Dans les analyses d’Apter, les rituels présentés constituent des moments de pratiques critiques. Ils sont accomplis dans des situations critiques et liminaires. Ils permettent l’expression de l’expérience sociale et politique à partir d’un ensemble de catégories cosmologiques qui sous-tendent l’objectivation des rapports de pouvoir et qui fournissent l’angle « conceptuel » (p. 26) au départ duquel la communauté s’appréhende elle-même. Les rituels contredisent, déstabilisent et subvertissent les orthodoxies officielles. Enfin, à un niveau herméneutique plus profond et caché, les rituels sont critiques au sens où ils impliquent une réflexivité. Ils entérinent, d’une part, le rôle de la créativité humaine, et la conscience de ce rôle, dans la reformulation des illusions officielles qui sous-tendent la légitimité du pouvoir et, d’autre part, leur caractère de fonction pratique dans la composition et la décomposition des hégémonies.

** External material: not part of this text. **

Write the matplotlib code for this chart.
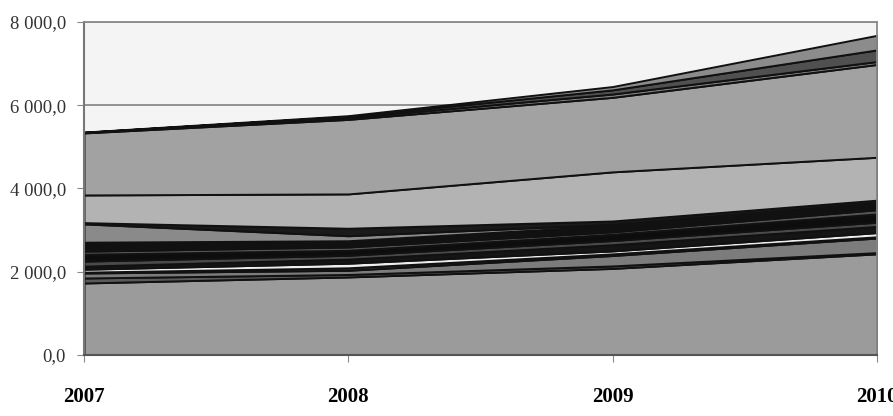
"""Área apilada en escala de grises, 2007-2010."""

import matplotlib
matplotlib.use("Agg")
import matplotlib.pyplot as plt
import numpy as np

# ── Datos ────────────────────────────────────────────────────────────
anios = [2007, 2008, 2009, 2010]

# series de abajo hacia arriba (grosor de cada capa)
serie_01 = [1730, 1875, 2080, 2430]
serie_02 = [120, 60, 60, 30]
serie_03 = [120, 100, 250, 350]
serie_04 = [20, 60, 40, 30]
serie_05 = [70, 110, 70, 100]
serie_06 = [75, 100, 150, 150]
serie_07 = [120, 90, 100, 100]
serie_08 = [165, 120, 150, 200]
serie_09 = [75, 80, 60, 100]
serie_10 = [215, 150, 150, 150]
serie_11 = [440, 120, 30, 20]
serie_12 = [30, 180, 80, 60]
serie_13 = [665, 825, 1180, 1030]
serie_14 = [1490, 1790, 1790, 2230]
serie_15 = [10, 40, 80, 70]
serie_16 = [5, 30, 100, 280]
serie_17 = [5, 20, 80, 350]

series = [serie_01, serie_02, serie_03, serie_04, serie_05, serie_06,
          serie_07, serie_08, serie_09, serie_10, serie_11, serie_12,
          serie_13, serie_14, serie_15, serie_16, serie_17]

colores = ["#9b9b9b", "#5a5a5a", "#7c7c7c", "#333333", "#eeeeee",
           "#151515", "#4a4a4a", "#0d0d0d", "#555555", "#111111",
           "#8a8a8a", "#1a1a1a", "#b3b3b3", "#a2a2a2", "#808080",
           "#505050", "#8c8c8c"]

y_ticks = [0, 2000, 4000, 6000, 8000]
y_etiquetas = ["0,0", "2 000,0", "4 000,0", "6 000,0", "8 000,0"]

# ── Figura ───────────────────────────────────────────────────────────
fig = plt.figure(figsize=(8.93, 4.16), dpi=100)
ax = fig.add_axes([84 / 893, 61 / 416, 793 / 893, 333 / 416])
ax.set_facecolor("#f4f4f4")

ax.stackplot(anios, np.array(series), colors=colores,
             edgecolor="#111111", linewidth=1.4, zorder=2)

for v in y_ticks[1:]:
    ax.axhline(v, color="#8a8a8a", lw=1.3, zorder=1)

ax.set_xlim(2007, 2010)
ax.set_ylim(0, 8000)
ax.set_xticks(anios)
ax.set_xticklabels([str(a) for a in anios], family="Liberation Serif",
                   fontweight="bold", fontsize=15)
ax.set_yticks(y_ticks)
ax.set_yticklabels(y_etiquetas, family="Liberation Serif", fontsize=13.5,
                   color="#333333")

ax.tick_params(axis="x", length=5, pad=18, color="#888888")
ax.tick_params(axis="y", length=5, pad=8, color="#888888")

for lado in ["top", "right"]:
    ax.spines[lado].set_color("#8a8a8a")
    ax.spines[lado].set_linewidth(1.3)
ax.spines["left"].set_color("#777777")
ax.spines["left"].set_linewidth(1.5)
ax.spines["bottom"].set_color("#555555")
ax.spines["bottom"].set_linewidth(1.5)

fig.savefig("out.png", dpi=100)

Apter nous convie à une plongée interprétative revivifiante dans l’ethnographie classique. Elle a d’autant plus d’intérêt que l’anthropologie contemporaine semble parfois encombrée par une tradition dont elle ne sait quel usage faire. L’auteur propose des pistes et celles-ci vont bien au-delà des études de cas qu’il mobilise pour défendre ses arguments. Une seule réserve, l’auteur souligne avec tant de force et d’insistance l’importance de la dimension performative et contextuelle qu’on peut se demander si les analyses qu’il développe ne sont pas limitées par le fait qu’elles reposent, dans certains cas, sur des réalités qu’il n’a pas observées, et qui ont été observées à une époque et par des auteurs qui en font une restitution partielle, et dont les intérêts n’étaient pas les siens. La bibliothèque coloniale a des limites et elles ont été largement soulignées. Tout l’intérêt d’Apter est de montrer qu’elle recèle encore des trésors pour ceux qui ont l’habileté de les saisir.